Hi,

At MozCampEU 2012, I think during Leadership Panel, Brian King
mentionned that Mozilla (I would guess MoFo&MoCo) and the community
sometimes have unaligned priorities. After being asked, he gave 2
examples; one being that the community still maintains SeaMonkey which
is not a priority for MoFo/MoCo and I have forgotten the second one
(please complete if anyone remembers), but I remember it was another
valid example.
He added that he is no one to tell anyone not to contribute to SeaMonkey
and I certainly agree, but wish to provide some in-depth thoughts on
this topic.

The common thing that MoCo/MoFo and volunteers have in common, what make
us "One Mozilla" is the Mozilla Manifesto. Ideally, every decision made
within Mozilla comes as a natural conclusion of the Manifesto read in
the context of the world at the time of the decision being made. As a
concrete example, prioritizing on mobile in the current context is a
natural consequence of defending the values described in the Manifesto.
If we all, volunteers and paid employees, have the same informations
about the world and agree on the Manifesto, I don't see a reason for
having our priorities not aligned. Please tell me if you see such a reason.

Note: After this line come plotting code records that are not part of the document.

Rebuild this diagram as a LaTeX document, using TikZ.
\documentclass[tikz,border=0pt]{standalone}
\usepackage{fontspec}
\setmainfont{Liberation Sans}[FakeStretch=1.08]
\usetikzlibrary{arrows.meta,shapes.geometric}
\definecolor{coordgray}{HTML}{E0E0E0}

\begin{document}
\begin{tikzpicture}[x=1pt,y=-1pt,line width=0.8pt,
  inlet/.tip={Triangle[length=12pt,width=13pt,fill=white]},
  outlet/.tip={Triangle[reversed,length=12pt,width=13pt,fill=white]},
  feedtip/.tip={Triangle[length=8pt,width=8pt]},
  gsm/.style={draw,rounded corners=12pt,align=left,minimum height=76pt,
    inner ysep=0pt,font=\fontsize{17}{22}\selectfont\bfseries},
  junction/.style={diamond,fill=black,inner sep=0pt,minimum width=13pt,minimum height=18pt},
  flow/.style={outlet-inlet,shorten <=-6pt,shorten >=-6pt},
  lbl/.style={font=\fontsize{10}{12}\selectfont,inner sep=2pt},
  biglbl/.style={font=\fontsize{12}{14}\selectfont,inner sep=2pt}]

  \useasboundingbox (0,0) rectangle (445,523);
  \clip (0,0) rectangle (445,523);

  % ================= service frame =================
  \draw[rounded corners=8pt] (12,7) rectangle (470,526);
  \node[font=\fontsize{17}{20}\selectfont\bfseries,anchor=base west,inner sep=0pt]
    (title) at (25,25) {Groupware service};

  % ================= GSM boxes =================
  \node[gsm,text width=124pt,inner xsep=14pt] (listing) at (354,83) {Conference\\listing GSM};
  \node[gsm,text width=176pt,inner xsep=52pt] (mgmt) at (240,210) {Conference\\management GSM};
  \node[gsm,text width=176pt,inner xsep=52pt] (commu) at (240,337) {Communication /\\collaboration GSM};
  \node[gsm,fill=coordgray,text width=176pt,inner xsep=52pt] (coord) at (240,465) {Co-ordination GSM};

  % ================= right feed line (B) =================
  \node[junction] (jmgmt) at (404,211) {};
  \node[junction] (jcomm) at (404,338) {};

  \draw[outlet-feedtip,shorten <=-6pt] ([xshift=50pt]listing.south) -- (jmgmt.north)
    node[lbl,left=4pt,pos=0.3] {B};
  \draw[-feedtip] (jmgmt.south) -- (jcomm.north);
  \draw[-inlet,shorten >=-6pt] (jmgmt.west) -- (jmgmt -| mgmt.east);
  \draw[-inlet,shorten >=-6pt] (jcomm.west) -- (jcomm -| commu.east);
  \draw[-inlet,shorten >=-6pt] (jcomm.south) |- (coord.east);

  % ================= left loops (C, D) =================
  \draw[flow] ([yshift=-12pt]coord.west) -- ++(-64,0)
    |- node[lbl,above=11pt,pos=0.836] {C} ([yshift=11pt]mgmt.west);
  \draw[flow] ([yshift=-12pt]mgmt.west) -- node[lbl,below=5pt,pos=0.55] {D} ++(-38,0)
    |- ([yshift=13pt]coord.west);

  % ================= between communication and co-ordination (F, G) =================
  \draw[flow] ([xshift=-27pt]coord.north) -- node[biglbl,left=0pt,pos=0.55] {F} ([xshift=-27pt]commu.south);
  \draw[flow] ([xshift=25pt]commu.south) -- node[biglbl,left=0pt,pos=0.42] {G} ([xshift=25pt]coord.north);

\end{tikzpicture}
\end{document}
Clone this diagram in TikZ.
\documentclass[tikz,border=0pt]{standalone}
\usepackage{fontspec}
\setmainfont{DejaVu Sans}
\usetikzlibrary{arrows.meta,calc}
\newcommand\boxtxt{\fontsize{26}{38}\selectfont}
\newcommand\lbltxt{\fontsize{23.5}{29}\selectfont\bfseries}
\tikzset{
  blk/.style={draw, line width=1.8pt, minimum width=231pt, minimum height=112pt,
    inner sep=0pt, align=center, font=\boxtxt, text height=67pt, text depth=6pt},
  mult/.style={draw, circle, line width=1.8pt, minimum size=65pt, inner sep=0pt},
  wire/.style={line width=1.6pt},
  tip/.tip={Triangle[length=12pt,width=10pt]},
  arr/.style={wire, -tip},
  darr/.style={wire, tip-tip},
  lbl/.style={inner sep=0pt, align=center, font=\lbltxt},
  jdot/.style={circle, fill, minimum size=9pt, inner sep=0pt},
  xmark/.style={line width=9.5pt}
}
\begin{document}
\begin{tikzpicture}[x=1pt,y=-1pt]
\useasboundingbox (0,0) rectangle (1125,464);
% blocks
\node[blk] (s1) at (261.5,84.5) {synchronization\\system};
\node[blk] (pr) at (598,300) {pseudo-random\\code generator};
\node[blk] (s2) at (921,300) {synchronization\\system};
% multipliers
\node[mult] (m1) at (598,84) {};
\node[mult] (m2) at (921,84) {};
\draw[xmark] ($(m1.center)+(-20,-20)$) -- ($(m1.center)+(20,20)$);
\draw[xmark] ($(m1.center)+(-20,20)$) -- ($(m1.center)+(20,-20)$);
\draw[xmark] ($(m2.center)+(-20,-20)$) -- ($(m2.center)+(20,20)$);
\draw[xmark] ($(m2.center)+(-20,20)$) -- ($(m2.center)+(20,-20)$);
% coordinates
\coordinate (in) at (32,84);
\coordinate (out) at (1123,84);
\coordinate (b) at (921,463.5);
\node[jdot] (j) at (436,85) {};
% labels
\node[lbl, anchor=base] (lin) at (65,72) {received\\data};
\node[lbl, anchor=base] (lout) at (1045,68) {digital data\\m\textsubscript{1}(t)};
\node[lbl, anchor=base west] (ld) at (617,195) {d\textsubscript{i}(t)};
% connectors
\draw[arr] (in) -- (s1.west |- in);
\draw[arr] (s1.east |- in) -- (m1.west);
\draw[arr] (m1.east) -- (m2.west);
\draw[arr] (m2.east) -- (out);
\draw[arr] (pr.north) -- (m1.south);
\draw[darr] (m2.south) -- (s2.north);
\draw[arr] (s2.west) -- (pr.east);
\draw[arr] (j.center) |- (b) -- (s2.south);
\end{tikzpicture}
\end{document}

After some time spent at several Mozilla events, I have realized that
MoCo/MoFo seems to consider volunteer contributors as sensitive birds
that should be taken with care to not scare them away. Volunteer
contributors, since they are not tied by any contract of any form are
free to work on whatever they want, the quantity they want, change
anytime and are free to go away whenever they want.
A consequence of this volatile vision of volunteers at the
organisational level seems to be that volunteer contributors do not take
part of strategic discussions to decide Mozilla priorities including
suggesting new priorities at the organization level. In a way, it's only
fair, since volunteers do not have to follow any priority, why should
they take part of the discussions to decide them?
But the situation is a bit more complicated. "Volunteers" is very very
far from being a uniform group when it comes to level of involvement,
when it comes to interest in what's going on at the organization level.

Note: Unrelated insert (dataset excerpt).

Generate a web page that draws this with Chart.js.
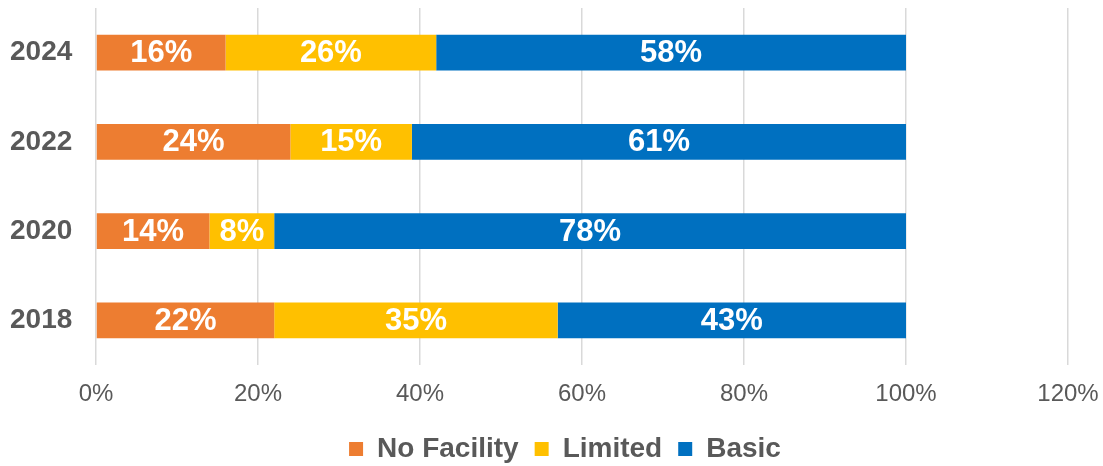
<!DOCTYPE html>
<html>
<head>
<meta charset="utf-8">
<script src="https://cdn.jsdelivr.net/npm/chart.js@4/dist/chart.umd.min.js"></script>
<style>
  html, body { margin: 0; padding: 0; background: #fff; }
  #wrap { width: 1103px; height: 466px; position: relative; }
</style>
</head>
<body>
<div id="wrap"><canvas id="chart"></canvas></div>
<script>
const years = ['2024', '2022', '2020', '2018'];
const noFacility = [16, 24, 14, 22];
const limited = [26, 15, 8, 35];
const basic = [58, 61, 78, 43];
const xTicks = [0, 20, 40, 60, 80, 100, 120];

const fontFam = '"Liberation Sans", Arial, sans-serif';

// white % labels in the middle of each segment
const barLabels = {
  id: 'barLabels',
  afterDatasetsDraw(chart) {
    const ctx = chart.ctx;
    ctx.save();
    ctx.fillStyle = '#ffffff';
    ctx.font = 'bold 31px ' + fontFam;
    ctx.textAlign = 'center';
    ctx.textBaseline = 'middle';
    chart.data.datasets.forEach((ds, i) => {
      chart.getDatasetMeta(i).data.forEach((bar, j) => {
        const p = bar.getCenterPoint();
        ctx.fillText(ds.data[j] + '%', p.x, p.y + 1);
      });
    });
    ctx.restore();
  }
};

new Chart(document.getElementById('chart'), {
  type: 'bar',
  data: {
    labels: years,
    datasets: [
      { label: 'No Facility', data: noFacility, backgroundColor: '#ED7D31' },
      { label: 'Limited', data: limited, backgroundColor: '#FFC000' },
      { label: 'Basic', data: basic, backgroundColor: '#0070C0' }
    ]
  },
  options: {
    indexAxis: 'y',
    responsive: true,
    maintainAspectRatio: false,
    animation: false,
    categoryPercentage: 1,
    barPercentage: 0.4,
    layout: { padding: { top: 8, right: 35, left: 62, bottom: -7 } },
    scales: {
      x: {
        stacked: true,
        min: 0,
        max: 120,
        afterBuildTicks(axis) { axis.ticks = xTicks.map(v => ({ value: v })); },
        grid: { color: '#d9d9d9', lineWidth: 1.5, drawTicks: false },
        border: { display: false },
        ticks: {
          padding: 15,
          color: '#595959',
          font: { family: fontFam, size: 24 },
          callback: v => v + '%'
        },
        afterFit(axis) {
          axis.height = 54;
          axis.paddingLeft = 0;
          axis.paddingRight = 0;
        }
      },
      y: {
        stacked: true,
        grid: { display: false },
        border: { display: false },
        ticks: {
          // mirrored so the labels are not clipped to the narrow axis box
          mirror: true,
          padding: -86,
          color: '#595959',
          font: { family: fontFam, size: 28, weight: 'bold' }
        },
        afterFit(axis) {
          axis.width = 34;
          axis.paddingTop = 0;
          axis.paddingBottom = 0;
        }
      }
    },
    plugins: {
      legend: {
        position: 'bottom',
        labels: {
          usePointStyle: true,
          pointStyle: 'rect',
          boxWidth: 14,
          boxHeight: 14,
          padding: 16,
          color: '#595959',
          font: { family: fontFam, size: 28, weight: 'bold' }
        }
      },
      tooltip: { enabled: false }
    }
  },
  plugins: [barLabels]
});
</script>
</body>
</html>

I think there would be value in having dedicated volunteer contributors
taking part in organisation-wide strategic decisions. If we, volunteers
and paid employees, all take part in deciding Mozilla priorities, we
will have our priorities aligned as a consequence of the decision process.
Now I understand that business requirements make that all informations
to make educated decisions about Mozilla at the organization level are
not available to the general public.

One idea would be to invite some volunteers to take part of these
decisions and having them sign an NDA.
All details of this idea aren't figured out (especially how to choose
who's invited to the discussions), but I'm starting this thread as an
attempt to propose a solution to the problem of unaligned priorities.